-------- Data records

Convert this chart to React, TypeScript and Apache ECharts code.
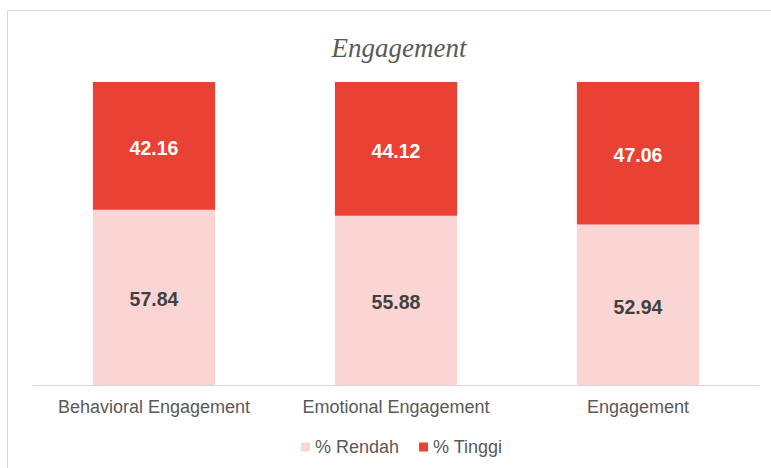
import React, { useEffect, useRef } from "react";
import * as echarts from "echarts";

const categories = ["Behavioral Engagement", "Emotional Engagement", "Engagement"];
const rendah = [57.84, 55.88, 52.94];
const tinggi = [42.16, 44.12, 47.06];

export default function App() {
  const ref = useRef<HTMLDivElement>(null);
  useEffect(() => {
    const chart = echarts.init(ref.current!, null, { renderer: "svg" });
    chart.setOption({
      animation: false,
      backgroundColor: "#ffffff",
      title: {
        text: "Engagement",
        left: 394,
        textAlign: "center",
        top: 29,
        textStyle: {
          fontFamily: "Liberation Serif",
          fontStyle: "italic",
          fontWeight: "normal",
          fontSize: 27,
          color: "#595959",
        },
      },
      graphic: [
        {
          type: "rect",
          shape: { x: 7.5, y: 10.5, width: 800, height: 500 },
          style: { fill: "none", stroke: "#d9d9d9", lineWidth: 1 },
          silent: true,
        },
      ],
      legend: {
        top: 433,
        left: 296,
        itemWidth: 9,
        itemHeight: 9,
        itemGap: 20,
        icon: "rect",
        textStyle: { fontFamily: "Liberation Sans", fontSize: 18, color: "#595959" },
        data: ["% Rendah", "% Tinggi"],
      },
      grid: { left: 33, right: 12, top: 82, bottom: 83 },
      xAxis: {
        type: "category",
        data: categories,
        axisLine: { lineStyle: { color: "#d9d9d9" } },
        axisTick: { show: false },
        axisLabel: {
          interval: 0,
          hideOverlap: false,
          fontFamily: "Liberation Sans",
          fontSize: 18,
          color: "#595959",
          margin: 13,
        },
      },
      yAxis: { type: "value", min: 0, max: 100, show: false, splitLine: { show: false } },
      series: [
        {
          name: "% Rendah",
          type: "bar",
          stack: "s",
          barWidth: "50.5%",
          data: rendah,
          itemStyle: { color: "#fad5d3" },
          label: {
            show: true,
            position: "inside",
            fontFamily: "Liberation Sans",
            fontWeight: "bold",
            fontSize: 19.5,
            color: "#404040",
            offset: [0, 2],
            formatter: (p: any) => p.value.toFixed(2),
          },
        },
        {
          name: "% Tinggi",
          type: "bar",
          stack: "s",
          data: tinggi,
          itemStyle: { color: "#ea4135" },
          label: {
            show: true,
            position: "inside",
            fontFamily: "Liberation Sans",
            fontWeight: "bold",
            fontSize: 19.5,
            color: "#ffffff",
            offset: [0, 2],
            formatter: (p: any) => p.value.toFixed(2),
          },
        },
      ],
    });
    return () => chart.dispose();
  }, []);
  return (
    <div
      ref={ref}
      style={{ position: "fixed", left: 0, top: 0, width: 771, height: 468 }}
    />
  );
}
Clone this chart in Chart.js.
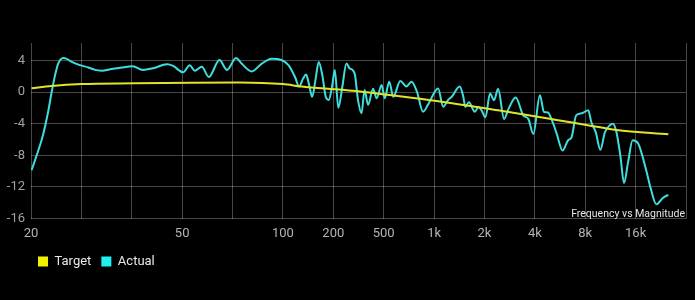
<!DOCTYPE html>
<html>
<head>
<meta charset="utf-8">
<script src="https://cdn.jsdelivr.net/npm/chart.js@4.4.1/dist/chart.umd.min.js"></script>
<style>
  html, body { margin: 0; padding: 0; background: #000; }
  #wrap { width: 695px; height: 300px; position: relative; }
</style>
</head>
<body>
<div id="wrap"><canvas id="freqChart"></canvas></div>
<script>
// Frequency response - target vs measured
// x positions are in axis-slot units (one slot per grid column)
const tickLabels = ['20', '', '', '50', '', '100', '200', '500', '1k', '2k', '4k', '8k', '16k', ''];
const yTicks = [-16, -12, -8, -4, 0, 4];

const targetPos = [0.01, 0.41, 1.0, 2.06, 3.2, 4.15, 5.0, 5.37, 6.03, 6.23, 7.2, 8.12, 9.3, 10.4, 11.05, 11.62, 12.65];
const targetDb  = [0.47, 0.76, 1.0, 1.1, 1.18, 1.2, 1.0, 0.7, 0.35, 0.25, -0.45, -1.2, -2.35, -3.5, -4.2, -4.8, -5.35];

const actualPos = [
  0.01, 0.14, 0.24, 0.34, 0.41, 0.48, 0.54, 0.64, 0.71, 0.81, 0.97, 1.14, 1.27, 1.40, 1.60, 1.80,
  2.02, 2.22, 2.42, 2.70, 2.82, 3.02, 3.15, 3.25, 3.39, 3.53, 3.74, 3.89, 4.07, 4.18, 4.38, 4.58,
  4.78, 4.97, 5.11, 5.24, 5.32, 5.40, 5.46, 5.52, 5.58, 5.65, 5.71, 5.78, 5.85, 5.91, 5.98, 6.03,
  6.10, 6.18, 6.26, 6.32, 6.38, 6.43, 6.49, 6.56, 6.62, 6.69, 6.79, 6.86, 6.96, 7.02, 7.11, 7.19,
  7.33, 7.45, 7.55, 7.66, 7.78, 7.88, 8.08, 8.18, 8.28, 8.35, 8.51, 8.58, 8.62, 8.69, 8.81, 8.88,
  8.94, 9.02, 9.11, 9.19, 9.27, 9.39, 9.48, 9.62, 9.77, 9.87, 9.97, 10.10, 10.18, 10.26, 10.34,
  10.43, 10.55, 10.66, 10.73, 10.82, 10.93, 11.06, 11.12, 11.21, 11.30, 11.39, 11.49, 11.55, 11.62,
  11.70, 11.77, 11.85, 11.94, 12.05, 12.21, 12.30, 12.41, 12.54, 12.65
];
const actualDb = [
  -9.9, -7.5, -5.4, -2.5, 0, 2.2, 3.6, 4.3, 4.2, 3.8, 3.4, 3.1, 2.8, 2.7, 2.9, 3.1,
  3.25, 2.8, 3.0, 3.5, 3.3, 2.5, 3.4, 2.7, 3.2, 1.9, 4.05, 2.8, 4.3, 3.6, 2.6, 3.6,
  4.2, 4.05, 3.4, 1.9, 0.7, 1.7, 2.2, 0.9, -0.6, 1.7, 3.8, 2.2, -0.6, -1.0, 0.9, 2.8,
  -2.0, 0.7, 3.6, 3.0, 2.8, 2.15, -1.0, -2.7, 0.25, -1.6, 0.4, -0.8, 0.9, -0.8, 1.3, -0.6,
  1.4, 0.7, 1.3, 0.05, -2.5, -1.6, 0.45, -1.85, -1.0, -0.6, 0.7, -0.6, -1.9, -1.3, -2.5, -1.9,
  -2.3, -3.2, -0.2, -1.05, 0.4, -3.4, -2.1, -0.7, -2.95, -3.4, -5.3, -0.4, -2.5, -2.6, -3.6,
  -5.2, -7.4, -6.1, -5.7, -2.95, -2.7, -2.3, -3.8, -5.1, -7.3, -5.1, -4.2, -4.0, -5.1,
  -8.2, -11.5, -8.9, -6.1, -6.5, -9.9, -12.2, -14.2, -13.4, -13.0
];

const toPoints = (xs, ys) => xs.map((x, i) => ({ x: x, y: ys[i] }));

// small caption in the lower right corner of the plot
const captionPlugin = {
  id: 'caption',
  afterLayout(chart) {
    // legend sits indented under the y axis labels
    if (chart.legend) chart.legend.left = 28;
  },
  afterDraw(chart) {
    const { ctx, chartArea } = chart;
    ctx.save();
    ctx.font = '10.5px Roboto';
    ctx.fillStyle = '#e6e6e6';
    ctx.textAlign = 'right';
    ctx.textBaseline = 'alphabetic';
    ctx.fillText('Frequency vs Magnitude', chartArea.right - 1, chartArea.bottom - 1.5);
    ctx.restore();
  }
};

const gridColor = 'rgba(255,255,255,0.28)';

new Chart(document.getElementById('freqChart'), {
  type: 'line',
  data: {
    datasets: [{
      label: 'Target',
      data: toPoints(targetPos, targetDb),
      borderColor: '#e3e32c',
      backgroundColor: '#f2f200',
      borderWidth: 2,
      pointRadius: 0,
      cubicInterpolationMode: 'monotone'
    }, {
      label: 'Actual',
      data: toPoints(actualPos, actualDb),
      borderColor: '#3fdede',
      backgroundColor: '#1ff0f0',
      borderWidth: 2,
      pointRadius: 0,
      cubicInterpolationMode: 'monotone'
    }]
  },
  options: {
    responsive: true,
    maintainAspectRatio: false,
    animation: false,
    layout: { padding: { left: 0, right: 9, top: 43, bottom: 22 } },
    scales: {
      x: {
        type: 'linear',
        min: 0,
        max: 13,
        afterFit: (scale) => { scale.height = 26.5; },
        afterBuildTicks: (scale) => { scale.ticks = tickLabels.map((_, i) => ({ value: i })); },
        grid: { color: gridColor, drawTicks: false },
        border: { display: false },
        ticks: {
          color: '#b4b4b4',
          font: { family: 'Roboto', size: 13 },
          padding: 7,
          maxRotation: 0,
          autoSkip: false,
          callback: (v) => tickLabels[Math.round(v)]
        }
      },
      y: {
        min: -16,
        max: 6.2,
        afterFit: (scale) => { scale.width = 31; },
        afterBuildTicks: (scale) => { scale.ticks = yTicks.map(v => ({ value: v })); },
        grid: { color: gridColor, drawTicks: false },
        border: { display: false },
        ticks: {
          color: '#a0a0a0',
          font: { family: 'Roboto', size: 13 },
          padding: 6
        }
      }
    },
    plugins: {
      legend: {
        position: 'bottom',
        align: 'start',
        labels: {
          color: '#e8e8e8',
          font: { family: 'Roboto', size: 13 },
          boxWidth: 10,
          boxHeight: 10,
          padding: 10,
          generateLabels: (chart) =>
            Chart.defaults.plugins.legend.labels.generateLabels(chart).map(l => ({ ...l, lineWidth: 0 }))
        }
      },
      tooltip: { enabled: false }
    }
  },
  plugins: [captionPlugin]
});
</script>
</body>
</html>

----------------

## Work to complete
Repeat, with no pictures, exactly the lines from the one containing "Clone this chart in Chart.js." through the one containing "-4.2, -4.8, -5.35];", the first and last included.

## Correct answer
Clone this chart in Chart.js.
<!DOCTYPE html>
<html>
<head>
<meta charset="utf-8">
<script src="https://cdn.jsdelivr.net/npm/chart.js@4.4.1/dist/chart.umd.min.js"></script>
<style>
  html, body { margin: 0; padding: 0; background: #000; }
  #wrap { width: 695px; height: 300px; position: relative; }
</style>
</head>
<body>
<div id="wrap"><canvas id="freqChart"></canvas></div>
<script>
// Frequency response - target vs measured
// x positions are in axis-slot units (one slot per grid column)
const tickLabels = ['20', '', '', '50', '', '100', '200', '500', '1k', '2k', '4k', '8k', '16k', ''];
const yTicks = [-16, -12, -8, -4, 0, 4];

const targetPos = [0.01, 0.41, 1.0, 2.06, 3.2, 4.15, 5.0, 5.37, 6.03, 6.23, 7.2, 8.12, 9.3, 10.4, 11.05, 11.62, 12.65];
const targetDb  = [0.47, 0.76, 1.0, 1.1, 1.18, 1.2, 1.0, 0.7, 0.35, 0.25, -0.45, -1.2, -2.35, -3.5, -4.2, -4.8, -5.35];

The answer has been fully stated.